Commentary: China’s ‘charm offensive’ has become rather charmless

The shine has come off what was once seen as China’s deft ability to make friends and wield influence, says Mark Beeson.

FILE PHOTO: Demonstrators burn products made in China and a defaced poster of Chinese President Xi Jinping during a protest against China, in New Delhi, India, June 22, 2020.

PERTH, Australia: Nearly a century ago, Dale Carnegie achieved world renown for his book How to Win Friends and Influence People.

I’m not sure if it was ever translated into Mandarin, but I’m guessing that Chinese President Xi Jinping has never read it either way.

Perhaps he should. Under Xi’s leadership, China is currently giving the world a masterclass in how to alienate and alarm even those of us who aren’t instinctively hostile toward the People’s Republic.

It may be hard to believe and remember, but only ten years or so ago, we were all talking about the surprising emergence and effectiveness of China’s “charm offensive”.

In this incarnation, China’s policymaking elites were showing an unexpected deftness and subtlety, especially in relation to Southeast Asia, where the region’s perennially Nervous Nellies were trying to decide whether the sudden rise of China was a threat or an opportunity.

If this sounds familiar, it should. It is precisely the same dilemma consecutive Australian governments have been wrestling with for the last decade or more.

The jury now seems to be in: The People’s Republic in its new more assertive and aggressive mode is a danger, and Australia must act accordingly.

Quite what the finer details of this process will look like economically is far from clear, but diversification and decoupling have become prominent parts of the emerging policy consensus in Canberra.

More predictably, even greater demonstrations of fealty towards the US have also become de rigueur. What better way to prove our sincerity than by promising to increase defence spending and all-around military preparedness?

US Marines during joint military drills between the United States and Australia.

Without any inside knowledge of or access to the discussions among senior policymakers in Beijing, one can only guess this wasn’t the result they hoped for when they decided to stop biding their time and hiding their capabilities, as Deng Xiaoping famously advised.

Perhaps they had all been reading about the supposedly pacifying and constraining impact of economic interdependence, and assumed that countries like Australia would have no choice but to recognise their vulnerability and behave appropriately.

But if a country as heavily dependent on China as Australia can push back, what about the rest of the world, which is not as reliant, but might become so if it buys into Xi Jinping’s signature Belt and Road Initiative?

Significantly, there is now as much talk about the perils of debt traps and neo-colonialism as there is about the possible benefits of much-needed infrastructure.

Perhaps it’s the relative absence of internal debates in China that has caused its policymakers to underestimate their importance elsewhere, especially in democracies.

As a result, the PRC has increasingly – and misguidedly – privileged power over persuasion, and assertion over assurance. The impact is becoming painfully apparent around the Indo-Pacific.

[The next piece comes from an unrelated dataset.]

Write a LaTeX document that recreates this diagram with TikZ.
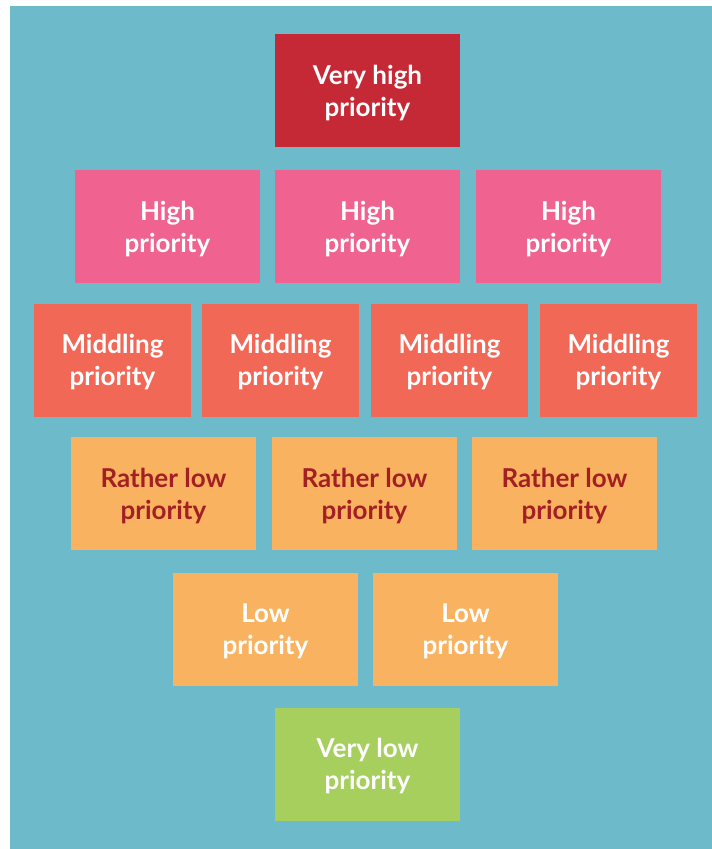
\documentclass[tikz,border=0pt]{standalone}
\usepackage{fontspec}
\setmainfont{Lato}

\definecolor{bgteal}{HTML}{6DBACA}
\definecolor{vhred}{HTML}{C62936}
\definecolor{hpink}{HTML}{F06290}
\definecolor{midred}{HTML}{F26857}
\definecolor{loworange}{HTML}{F9B360}
\definecolor{rltext}{HTML}{A31F24}
\definecolor{vlgreen}{HTML}{A6CF5E}

\begin{document}
\begin{tikzpicture}[x=1pt,y=-1pt,
    prio/.style={rectangle,inner sep=0pt,minimum width=185pt,minimum height=113pt,
      align=center,text=white,text depth=-5pt,font=\fontsize{26}{32}\selectfont\bfseries},
    midprio/.style={prio,minimum width=157pt,fill=midred}]

  % page and background
  \useasboundingbox (0,0) rectangle (712,849);
  \fill [bgteal] (10,6) rectangle (712,849);

  \node [prio,fill=vhred] (vh) at (367.5,90.5) {Very high\\priority};

  \node [prio,fill=hpink] (h1) at (167.5,226.5) {High\\priority};
  \node [prio,fill=hpink] (h2) at (367.5,226.5) {High\\priority};
  \node [prio,fill=hpink] (h3) at (568.5,226.5) {High\\priority};

  \node [midprio] (m1) at (112.5,360) {Middling\\priority};
  \node [midprio] (m2) at (280.5,360) {Middling\\priority};
  \node [midprio] (m3) at (449.5,360) {Middling\\priority};
  \node [midprio] (m4) at (618.5,360) {Middling\\priority};

  \node [prio,fill=loworange,text=rltext] (rl1) at (163.5,493.5) {Rather low\\priority};
  \node [prio,fill=loworange,text=rltext] (rl2) at (364.5,493.5) {Rather low\\priority};
  \node [prio,fill=loworange,text=rltext] (rl3) at (564.5,493.5) {Rather low\\priority};

  \node [prio,fill=loworange] (l1) at (265.5,629.5) {Low\\priority};
  \node [prio,fill=loworange] (l2) at (465.5,629.5) {Low\\priority};

  \node [prio,fill=vlgreen] (vl) at (367.5,764) {Very low\\priority};

\end{tikzpicture}
\end{document}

Indeed, China’s actions are giving real substance to this way of thinking about the region as India is being driven into the arms of the US.

When the US is led by the most incompetent and unreliable president in recent history, this takes some doing. Why would any other potential friend or ally have confidence in America’s ability to sort out its own problems, let alone the rest of the world’s?

A CHAMPION OF GLOBALISATION?

This is a major opportunity for China to pose as a champion of globalisation – even as a supporter of the fabled “rules-based international order”.

Perhaps one of the consequences of especially troubled times is that great powers think that “soft power” has little value. To judge from his actions, Trump plainly believes as much.

US President Donald Trump gestures next to China’s President Xi Jinping at the Great Hall of the People in Beijing in November 2017

But many of us had begun to think China was an increasingly engaged and sophisticated foreign policy actor that recognised the importance of cultivating productive international relations.

True, the PRC was famously intolerant and repressive at home, but business elites around the world could hold their noses and make lots of money, nevertheless.

All of these tacit bargains are beginning to unravel. The domestic capitalist class in Australia has noticeably less influence in debates about China than they once did.

Likewise, those of us who quixotically argue for a more independent foreign policy position that treats both China and the US with a degree of caution are given even shorter shrift than usual.

Even those hard-headed commentators who argued that China’s strategic thinkers were playing a brilliant long game designed to culminate in global domination aren’t looking too good these days, either.

On the contrary, China’s leaders seem to have squandered the limited and hard-won soft power they managed to cultivate, for reasons that remain rather mysterious.

Given that not much of consequence happens without Xi’s say-so, the consequences of alienating and alarming just about everybody outside China could be serious for him and the PRC’s ability to achieve its goals – whatever they may be.

One of Dale Carnegie’s timeless pieces of advice for how to win friends was to admit you’re wrong if you stuff up.

Perhaps that’s why his book didn’t become a bestseller in a land where loss of face seems even more important than loss of influence.